Allman Bros., Ten Wheel Drive at the Whisky

THE ALLMAN Bros. Band and Ten Wheel Drive, who will be co-featured at the Whisky A Go Go through Sunday, are respectable entries in their respective genres, and each is even capable of occasional excitement.

But the sad fact is that in both cases what might have inspired terrific enthusiasm several trends and a couple of years ago, is now so overfamiliar as to be boring.

The Allman Bros. hail from Georgia, include assorted former sidemen from such R’n’B giants as Aretha Franklin, and deal for the most part in deafening rural blues.

Entirely professional, enviably tight and intimate to the point of mastery with their form’s rudiments, they are eminently competent in an idiom whose recent saturation demands that a group that would excite, let alone improve on the idiom’s originals, be much more than competent.

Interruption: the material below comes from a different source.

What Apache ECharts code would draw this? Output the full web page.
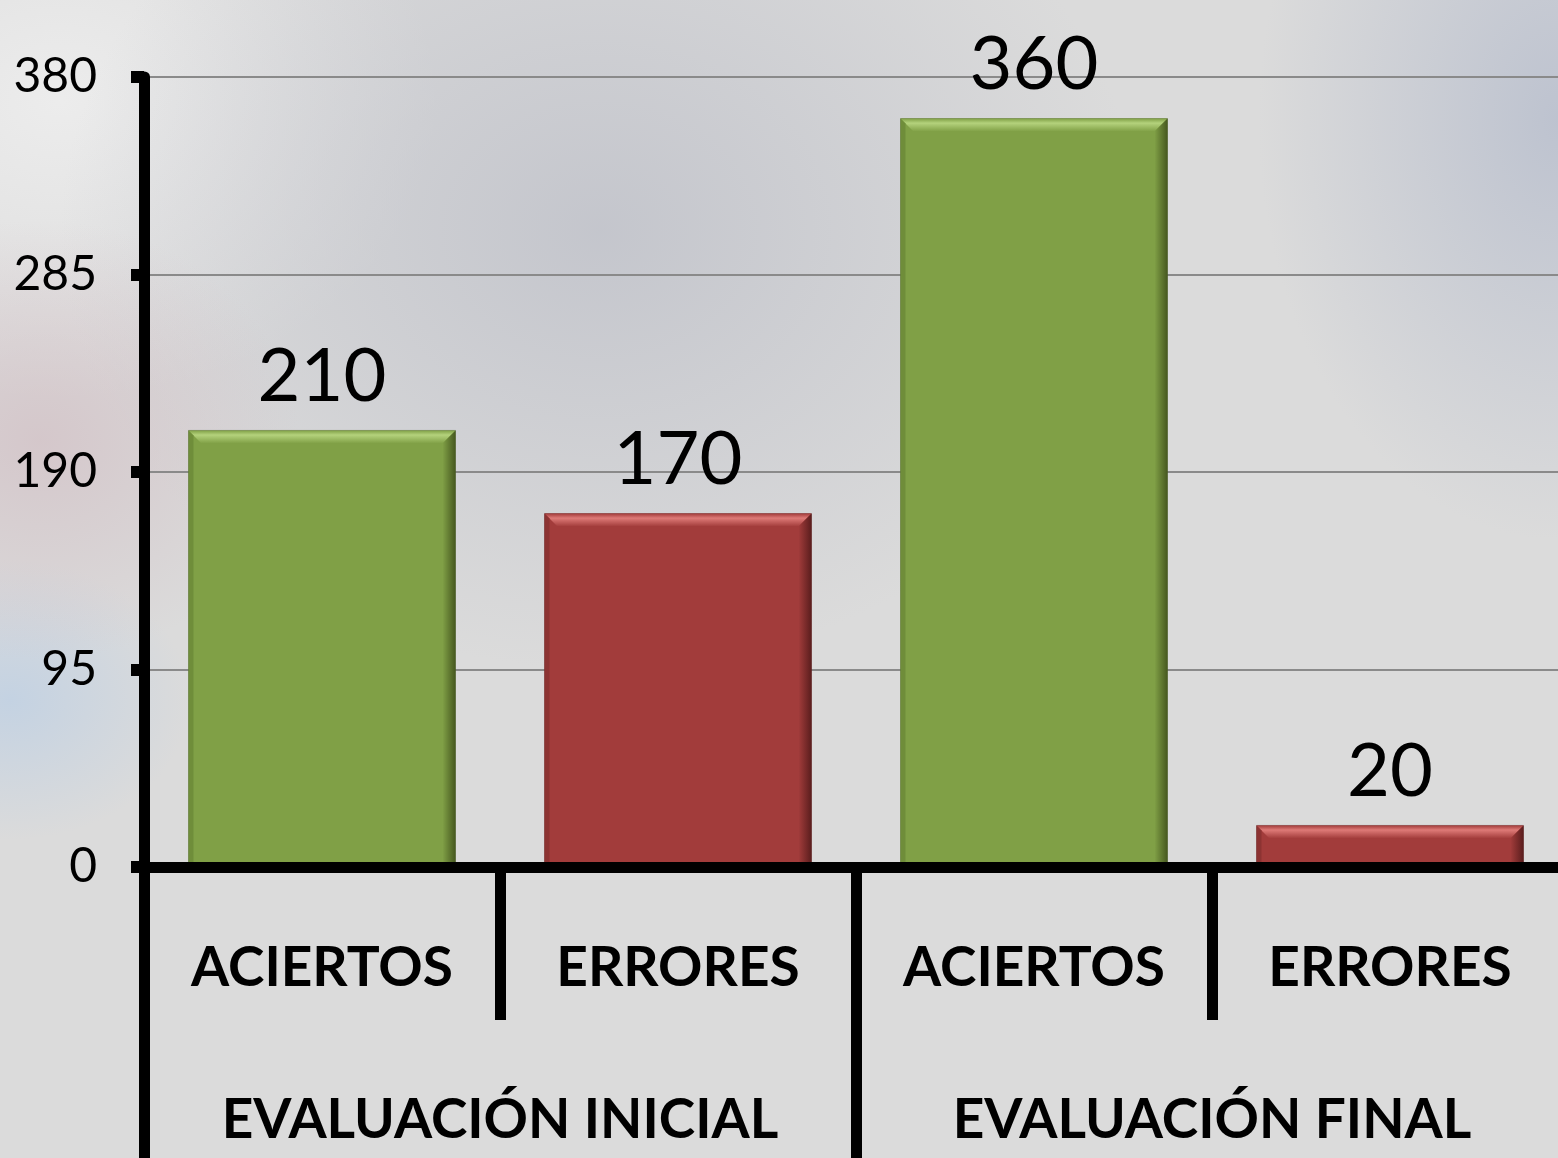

Granted that the organ-playing Allman’s lead voice is remarkably black-sounding (although it has a range of about four notes), and that they handle the endless tempo changes in their interesting arrangement of the standard ‘Hoochie Coochie Man’ with breathtaking precision, there’s really nothing at all to distinguish the Allmans from a thousand other white blues groups galloping across the country, unless it’s that they use two drummers and take nude publicity shots.

Ten Wheel Drive’s one and only distinguishing characteristic is its use of a five-, count ’em, five-man horn section. Given special billing with the group is a pretty little lady named Genya Ravan who plays bad harmonica and sings a lot like Tina Turner, except not half so excitingly and with neither the energy nor hair-yanking passion that make Tina’s performances uplifting in so many ways.

Essentially, Ten Wheel Drive is just another in a seemingly endless series of basically nothing white soul groups who try to cover up their luke-warmness with several layers of blaring brass.

Incidentally, don’t be surprised if some day soon a band mounts the Whisky stage with 20, 40, or even 100 horn players, what with mediocre white R’n’B groups everywhere seeming to be involved in some absurd contest to see who can carry around the most horns.